Definition
Landings performed without the use of wing flaps, requiring a higher approach speed, a flatter approach angle, and a longer landing roll than a normal flap-extended landing. Practiced as an emergency or abnormal procedure to prepare pilots for situations where flaps are unavailable, such as a flap system failure or asymmetric flap deployment.
Plain English
A landing where the pilot does not lower the flaps. The aircraft comes in faster and flatter, and uses more runway to stop. Pilots practice this so they can handle it if the flaps ever fail.
Context Anchor
You will encounter no-flap landings in flight training, checkride preparation, and abnormal situations where the flap system does not work or should not be used.
Derivation
Flap comes from an older word meaning something that hangs or moves back and forth. On an airplane, flaps are movable panels on the wing.

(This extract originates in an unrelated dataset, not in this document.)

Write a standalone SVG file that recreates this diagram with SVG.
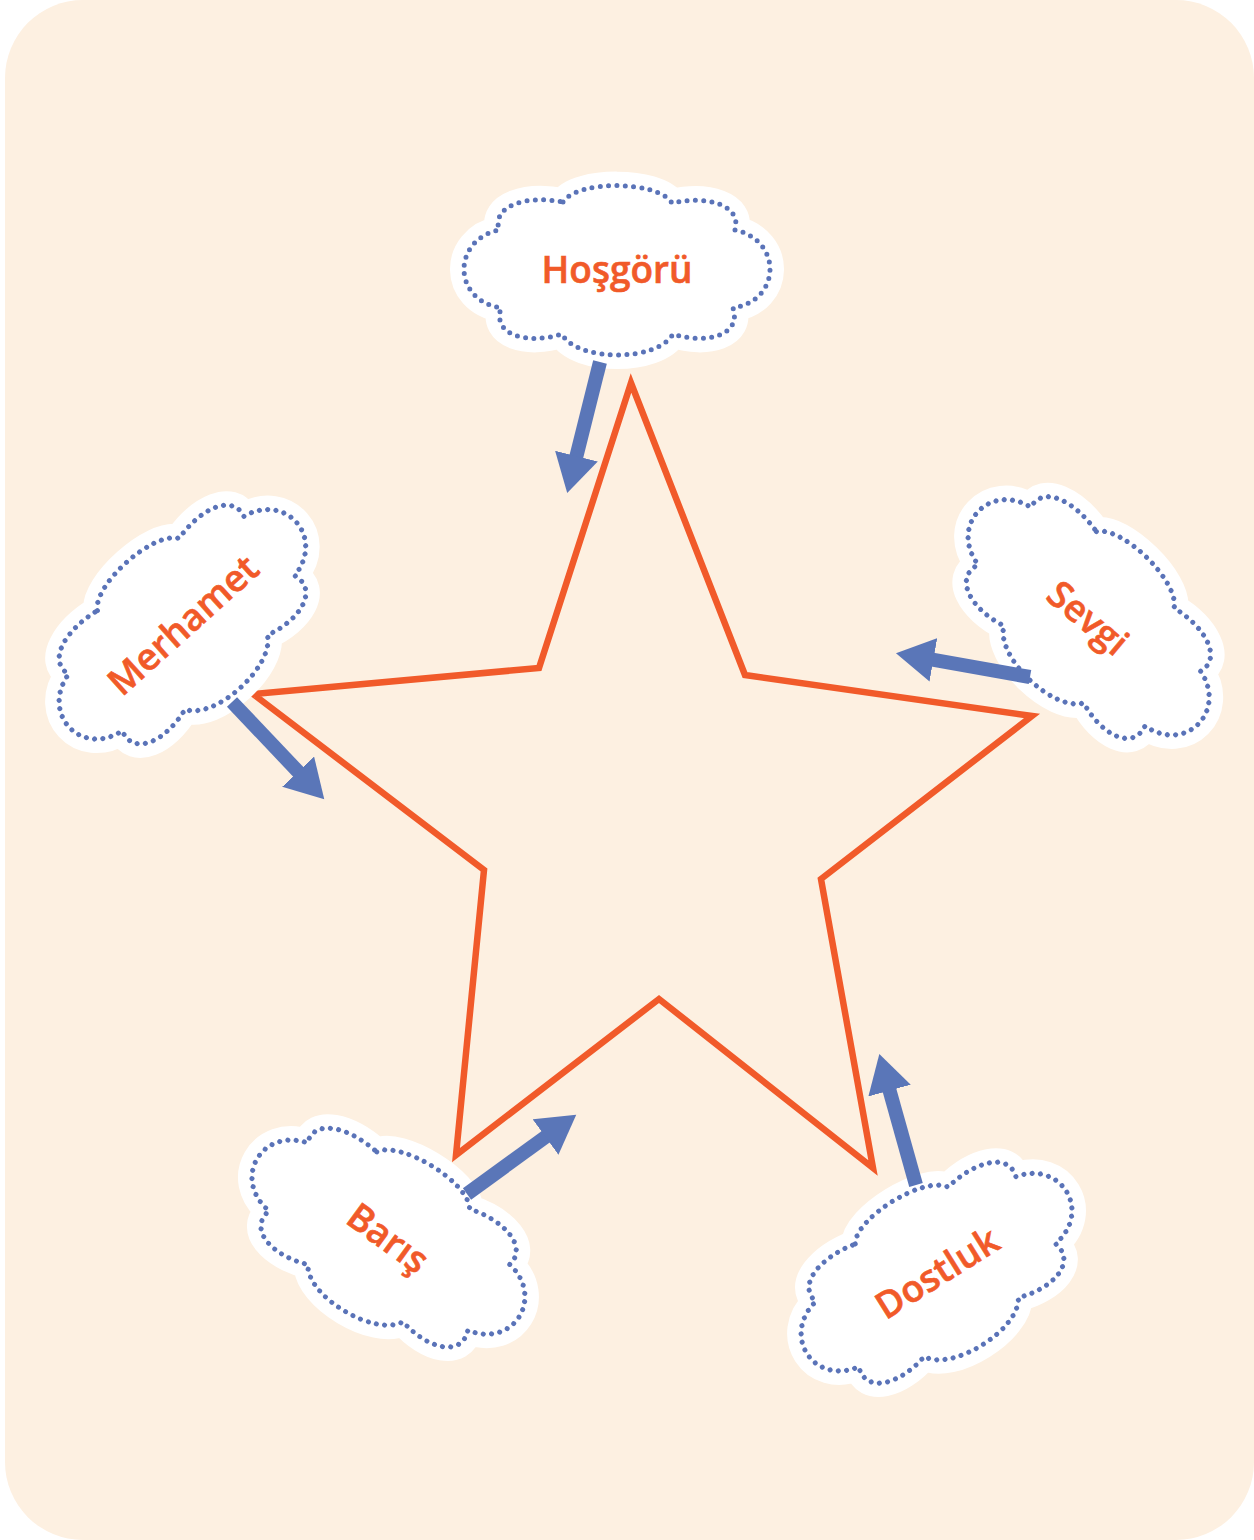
<svg xmlns="http://www.w3.org/2000/svg" xmlns:xlink="http://www.w3.org/1999/xlink" width="1254" height="1540" viewBox="0 0 1254 1540">
<style>
.halo{fill:#ffffff;stroke:#ffffff;stroke-width:28;stroke-linejoin:round}
.dots{fill:#ffffff;stroke:#5a73b8;stroke-width:5;stroke-dasharray:0 8.3;stroke-linecap:round}
.lbl{font-family:"Open Sans","Noto Sans","Liberation Sans",sans-serif;font-weight:600;font-size:37px;fill:#f15a29;stroke:#f15a29;stroke-width:0.6;text-anchor:middle}
.star{fill:none;stroke:#f15a2a;stroke-width:6.5;stroke-linejoin:miter;stroke-miterlimit:10}
.arr{stroke:#5a76b8;stroke-width:14;fill:none;marker-end:url(#ah)}
</style>
<defs>
<path id="cloud" d="M -54,-68 C -40,-90 40,-90 55,-67 C 90,-75 125,-65 118,-40 C 165,-30 165,30 116,38 C 125,65 90,75 56,64 C 40,92 -40,92 -55,64 C -90,75 -125,65 -116,38 C -165,30 -165,-30 -118,-40 C -125,-65 -90,-75 -54,-68 Z"/>
<marker id="ah" markerUnits="userSpaceOnUse" markerWidth="40" markerHeight="44" viewBox="0 0 40 44" refX="1" refY="22" orient="auto">
<path d="M0,0 L38,22 L0,44 Z" fill="#5a76b8"/>
</marker>
</defs>
<rect x="0" y="0" width="1254" height="1540" fill="#ffffff"/>
<rect x="5" y="0" width="1249" height="1540" rx="78" ry="78" fill="#fdf0e1"/>
<g id="star">
<polygon class="star" points="631,383 745,675 1032,716 821,879 873,1168 659,999 456,1155 484,870 253,694 539,668"/>
</g>
<g id="hosgoru" transform="translate(617,270)">
<use xlink:href="#cloud" href="#cloud" class="halo"/>
<use xlink:href="#cloud" href="#cloud" class="dots"/>
<text class="lbl" x="0" y="13">Hoşgörü</text>
</g>
<g id="merhamet" transform="translate(183,625) rotate(-42)">
<use xlink:href="#cloud" href="#cloud" class="halo"/>
<use xlink:href="#cloud" href="#cloud" class="dots"/>
<text class="lbl" x="0" y="13">Merhamet</text>
</g>
<g id="sevgi" transform="translate(1088,618) rotate(44)">
<use xlink:href="#cloud" href="#cloud" class="halo"/>
<use xlink:href="#cloud" href="#cloud" class="dots"/>
<text class="lbl" x="0" y="13" transform="rotate(-4)">Sevgi</text>
</g>
<g id="baris" transform="translate(388,1238) rotate(31)">
<use xlink:href="#cloud" href="#cloud" class="halo"/>
<use xlink:href="#cloud" href="#cloud" class="dots"/>
<text class="lbl" x="0" y="13" transform="rotate(5)">Barış</text>
</g>
<g id="dostluk" transform="translate(937,1273) rotate(-32)">
<use xlink:href="#cloud" href="#cloud" class="halo"/>
<use xlink:href="#cloud" href="#cloud" class="dots"/>
<text class="lbl" x="0" y="13">Dostluk</text>
</g>
<g id="connectors">
<line class="arr" x1="600" y1="362" x2="576.2" y2="457.1"/>
<line class="arr" x1="232" y1="702" x2="298.8" y2="772.4"/>
<line class="arr" x1="1030" y1="677" x2="932.4" y2="659.7"/>
<line class="arr" x1="467" y1="1194" x2="546.3" y2="1136.4"/>
<line class="arr" x1="916" y1="1185" x2="889.3" y2="1089.6"/>
</g>
</svg>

No-flap simply means those panels are not lowered for the landing.
Why Pilots Care
Flap failures occur in real operations; practicing these landings builds the judgment needed to select suitable runways and maintain safe margins.
Grounding Statement
With the flaps up, the airplane has less help slowing down, so the landing must be planned with extra speed and runway in mind.
Intuition Check
Do not assume a no-flap landing is just a normal landing with one checklist item skipped. Leaving the flaps up changes the airplane’s speed, descent, runway need, and landing feel.
Example Sentence 1
During the lesson, the instructor pulled the flap circuit breaker so the student could practice no-flap landings.
Example Sentence 2
Students practice no-flap landings to prepare for situations where extending the flaps is not an option.